Bir kaç bayram benzeri ama giderek azalan çalışmalarım neticesinde, bizim yeni evli olduğumuzu ve ziyaretin tamamını bizim yaptığımızı ve neredeyse hiç kimsenin bizim eve gelmediğini idrak ettim elbette.. Henüz eli öpülecek yaşa gelene kadar da arefe günü kendini parçala kezban adetinin tarafımıza bir yükümlülük getirmediği gerçeğini sevinç göz yaşları ile karşılamış olmamın nedeni de buydu sanırım.


Bu gün yine bir arefe günü, sorun ben ne yapıyorum.. Ya öyle çok bir şey değil, şöyle bir ortalığı silip, süpürüyorum, e tabi bayramda gezmeden mutfaga girecek vakit olmaz, hani evde oluncada çoluk çocuğun canı çeker diye bir iki de pasta börek, o kadarcık. Akıllandım yani, gerçekten.. Baksanıza oturmuş yazı yazacak bile vaktim var. Ama burada kesmek zorundayım çünkü bizim evde idam kaldırılmadı, çamaşır asmam lazım.. Sonrada mutfağa bir uğramam lazım.

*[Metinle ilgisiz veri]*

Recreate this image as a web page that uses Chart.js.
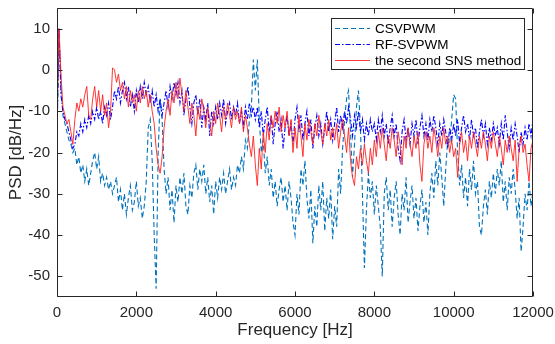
<!DOCTYPE html>
<html>
<head>
<meta charset="utf-8">
<script src="https://cdn.jsdelivr.net/npm/chart.js@4"></script>
<style>
  html, body { margin: 0; padding: 0; background: #fff; }
  #psd { display: block; }
</style>
</head>
<body>
<canvas id="psd" width="555" height="344"></canvas>
<script>
// frequency grid, 50 Hz step from 0 to 12000 Hz
const freqStep = 50;
const freq = Array.from({ length: 241 }, (_, i) => i * freqStep);

const xTicks = [0, 2000, 4000, 6000, 8000, 10000, 12000];
const yTicks = [-50, -40, -30, -20, -10, 0, 10];

const seriesNames = ['CSVPWM', 'RF-SVPWM', 'the second SNS method'];

// PSD values, dB/Hz
const csvpwm = [
  -16, 10, -4, -11, -13, -15, -17, -18, -20, -19, -23, -21, -25, -23, -27, -24, -28, -25, -22, -20,
  -24, -21, -27, -25, -28, -26, -29, -27, -30, -28, -26, -32, -29, -34, -30, -35, -31, -28, -34, -32,
  -27, -33, -31, -36, -33, -27, -14, -12, -22, -40, -53, -20, -7, -12, -24, -30, -26, -34, -29, -37,
  -28, -32, -26, -30, -25, -33, -35, -28, -31, -25, -23, -29, -24, -27, -23, -30, -26, -32, -28, -35,
  -27, -31, -26, -29, -25, -30, -27, -24, -29, -26, -28, -23, -25, -21, -24, -17, -19, -12, -9, 2.5,
  -5, 2.5, -12, -20, -17, -25, -21, -28, -24, -31, -27, -33, -29, -26, -32, -28, -34, -27, -31, -37,
  -40, -30, -35, -24, -28, -22, -31, -36, -29, -42, -33, -38, -28, -34, -27, -39, -31, -36, -29, -41,
  -33, -38, -24, -30, -19, -12, -7, -5, -15, -26, -18, -9, -5, -14, -30, -48, -34, -25, -31, -27,
  -35, -28, -33, -38, -50, -30, -26, -34, -29, -38, -31, -27, -35, -40, -30, -34, -26, -37, -32, -28,
  -36, -31, -39, -33, -29, -37, -32, -40, -30, -25, -31, -22, -28, -20, -26, -33, -24, -17, -18, -12,
  -6, -7, -20, -28, -23, -31, -26, -33, -24, -29, -22, -30, -27, -38, -40, -33, -29, -35, -27, -31,
  -25, -30, -24, -28, -22, -32, -27, -34, -26, -30, -24, -29, -36, -31, -44, -38, -30, -34, -27, -33, -29
];

const rfsvpwm = [
  -17, 10, -6, -10, -12, -13, -15, -17, -19, -18, -15, -16, -13, -15, -12, -14, -11, -13, -10, -12,
  -9, -12, -10, -13, -9, -11, -8, -12, -9, -5, -7, -4, -8, -5, -3, -7, -4, -9, -6, -10,
  -5, -8, -4, -7, -3, -6, -4, -8, -5, -9, -6, -10, -7, -11, -8, -5, -9, -4, -7, -3,
  -6, -3, -8, -5, -11, -7, -4, -9, -13, -8, -6, -11, -7, -14, -9, -12, -8, -16, -10, -13,
  -9, -12, -8, -11, -7, -13, -10, -8, -12, -9, -11, -8, -13, -10, -14, -9, -12, -8, -11, -9,
  -12, -9, -14, -10, -16, -12, -9, -15, -11, -18, -13, -10, -15, -12, -19, -14, -11, -16, -13, -18,
  -12, -9, -15, -11, -17, -13, -10, -16, -12, -19, -14, -11, -16, -13, -18, -14, -10, -15, -12, -17,
  -13, -9, -15, -11, -14, -10, -13, -9, -12, -16, -11, -14, -10, -15, -12, -17, -13, -16, -12, -15,
  -13, -17, -12, -15, -11, -16, -13, -18, -14, -11, -16, -13, -19, -22, -15, -12, -17, -14, -18, -13,
  -16, -12, -18, -14, -11, -16, -13, -17, -12, -15, -11, -14, -18, -13, -16, -12, -15, -19, -14, -17,
  -13, -16, -12, -18, -14, -11, -15, -13, -17, -12, -16, -14, -19, -15, -12, -16, -13, -18, -14, -17,
  -13, -16, -14, -18, -13, -17, -11, -15, -19, -14, -17, -13, -16, -20, -15, -18, -14, -17, -13, -16, -12
];

const secondSns = [
  -12, 10, -1, -9, -11, -13, -12, -15, -18, -12, -8, -10, -7, -9, -6, -4, -11, -12, -7, -4,
  -9, -5, -10, -6, -11, -8, -14, -10, 0.5, 0, -3, -1, -5, -3, -7, -4, -9, -5, -8, -6,
  -10, -5, -8, -4, -7, -5, -9, -6, -10, -13, -19, -23, -25, -21, -14, -10, -7, -11, -5, -8,
  -3, -7, -2, -6, -10, -5, -9, -13, -8, -11, -16, -9, -12, -7, -10, -14, -9, -12, -16, -10,
  -13, -8, -11, -15, -9, -12, -8, -11, -14, -9, -12, -10, -13, -9, -15, -11, -14, -18, -21, -16,
  -23, -28, -19, -24, -15, -20, -13, -17, -11, -14, -10, -13, -9, -15, -11, -14, -10, -16, -12, -20,
  -14, -19, -11, -16, -21, -13, -17, -12, -15, -18, -13, -16, -11, -15, -18, -13, -16, -12, -17, -14,
  -17, -13, -19, -15, -12, -16, -20, -14, -22, -26, -28, -21, -24, -19, -23, -18, -22, -25, -19, -23,
  -17, -21, -15, -19, -14, -18, -22, -16, -19, -14, -17, -21, -15, -18, -23, -16, -19, -14, -18, -21,
  -16, -19, -15, -23, -27, -18, -15, -19, -16, -20, -14, -17, -21, -16, -19, -14, -18, -16, -20, -17,
  -21, -19, -26, -18, -15, -20, -17, -22, -16, -19, -15, -18, -21, -16, -19, -15, -18, -22, -16, -19,
  -15, -18, -21, -16, -19, -23, -17, -20, -16, -19, -22, -17, -27, -19, -16, -20, -18, -23, -27, -19, -17
];

const axisColor = '#262626';
const fontFamily = '"Liberation Sans", Arial, Helvetica, sans-serif';

function pairs(vals) {
  return freq.map((f, i) => ({ x: f, y: vals[i] }));
}

// MATLAB style box with inward ticks on all sides, plus the legend
const matlabBox = {
  id: 'matlabBox',
  afterDraw(chart) {
    const { ctx, chartArea: a, scales: { x, y } } = chart;
    const L = Math.round(a.left) + 0.5, R = Math.round(a.right) - 0.5;
    const T = Math.round(a.top) + 0.5, B = Math.round(a.bottom) - 0.5;
    const tl = 5;
    ctx.save();
    ctx.strokeStyle = axisColor;
    ctx.lineWidth = 1;
    ctx.beginPath();
    ctx.rect(L, T, R - L, B - T);
    xTicks.forEach(v => {
      const px = Math.round(x.getPixelForValue(v)) + 0.5;
      ctx.moveTo(px, B); ctx.lineTo(px, B - tl);
      ctx.moveTo(px, T); ctx.lineTo(px, T + tl);
    });
    yTicks.forEach(v => {
      const py = Math.round(y.getPixelForValue(v)) + 0.5;
      ctx.moveTo(L, py); ctx.lineTo(L + tl, py);
      ctx.moveTo(R, py); ctx.lineTo(R - tl, py);
    });
    ctx.stroke();

    // legend
    const bx = 331.5, by = 18.5, bw = 193, bh = 51;
    ctx.fillStyle = '#fff';
    ctx.fillRect(bx, by, bw, bh);
    ctx.strokeStyle = axisColor;
    ctx.strokeRect(bx, by, bw, bh);
    ctx.font = '13.5px ' + fontFamily;
    ctx.textBaseline = 'middle';
    chart.data.datasets.forEach((ds, i) => {
      const ry = 28 + i * 16;
      ctx.strokeStyle = ds.borderColor;
      ctx.lineWidth = ds.borderWidth;
      ctx.setLineDash(ds.borderDash || []);
      ctx.beginPath();
      ctx.moveTo(335, ry + 0.5);
      ctx.lineTo(370, ry + 0.5);
      ctx.stroke();
      ctx.setLineDash([]);
      ctx.fillStyle = '#000';
      ctx.fillText(ds.label, 375, ry + 1);
    });
    ctx.restore();
  }
};

new Chart(document.getElementById('psd').getContext('2d'), {
  type: 'line',
  data: {
    datasets: [
      {
        label: seriesNames[0],
        data: pairs(csvpwm),
        borderColor: '#0072BD',
        borderWidth: 1.1,
        borderDash: [5, 3],
        order: 3
      },
      {
        label: seriesNames[1],
        data: pairs(rfsvpwm),
        borderColor: '#0000FF',
        borderWidth: 1.1,
        borderDash: [5, 2, 1.5, 2],
        order: 2
      },
      {
        label: seriesNames[2],
        data: pairs(secondSns),
        borderColor: '#FF2020',
        borderWidth: 0.9,
        order: 1
      }
    ]
  },
  options: {
    responsive: false,
    animation: false,
    devicePixelRatio: 1,
    layout: { padding: { left: 0, right: 22, top: 8, bottom: 0 } },
    elements: { point: { radius: 0 }, line: { tension: 0 } },
    plugins: {
      legend: { display: false },
      tooltip: { enabled: false }
    },
    scales: {
      x: {
        type: 'linear',
        min: 0,
        max: 12000,
        afterBuildTicks: s => { s.ticks = xTicks.map(v => ({ value: v })); },
        afterFit: s => { s.height = 47; s.paddingLeft = 0; s.paddingRight = 0; },
        grid: { display: false, drawTicks: false },
        border: { display: false },
        ticks: {
          padding: 7,
          maxRotation: 0,
          color: axisColor,
          font: { family: fontFamily, size: 15 },
          callback: v => String(v)
        },
        title: {
          display: true,
          text: 'Frequency [Hz]',
          color: axisColor,
          font: { family: fontFamily, size: 17 },
          padding: { top: 0, bottom: 3 }
        }
      },
      y: {
        min: -55,
        max: 15,
        afterBuildTicks: s => { s.ticks = yTicks.map(v => ({ value: v })); },
        afterFit: s => { s.width = 57; s.paddingTop = 0; s.paddingBottom = 0; },
        grid: { display: false, drawTicks: false },
        border: { display: false },
        ticks: {
          padding: 7,
          color: axisColor,
          font: { family: fontFamily, size: 15 },
          callback: v => String(v)
        },
        title: {
          display: true,
          text: 'PSD [dB/Hz]',
          color: axisColor,
          font: { family: fontFamily, size: 17 },
          padding: { top: 6, bottom: 0 }
        }
      }
    }
  },
  plugins: [matlabBox]
});
</script>
</body>
</html>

Ne diyeyim siz siz olun benim düştüğüm hatalara düşmeyin.. İnsanlar geliyorsa da sizi görmeye başlıyor, evinizi değil ki.. Değerli Üstün Dökmenin bununla ilgili çok eğlenceli bir yazısı vardı. Bulursam paylaşırım. Ben şimdi gideyim şu çamaşırı asayım.. Ne demişler bayramın gelişi, arefeden belli olur.


Herkese sağlıklı, mutlu, barış ve esenlik dolu nice bayramlar dilerim.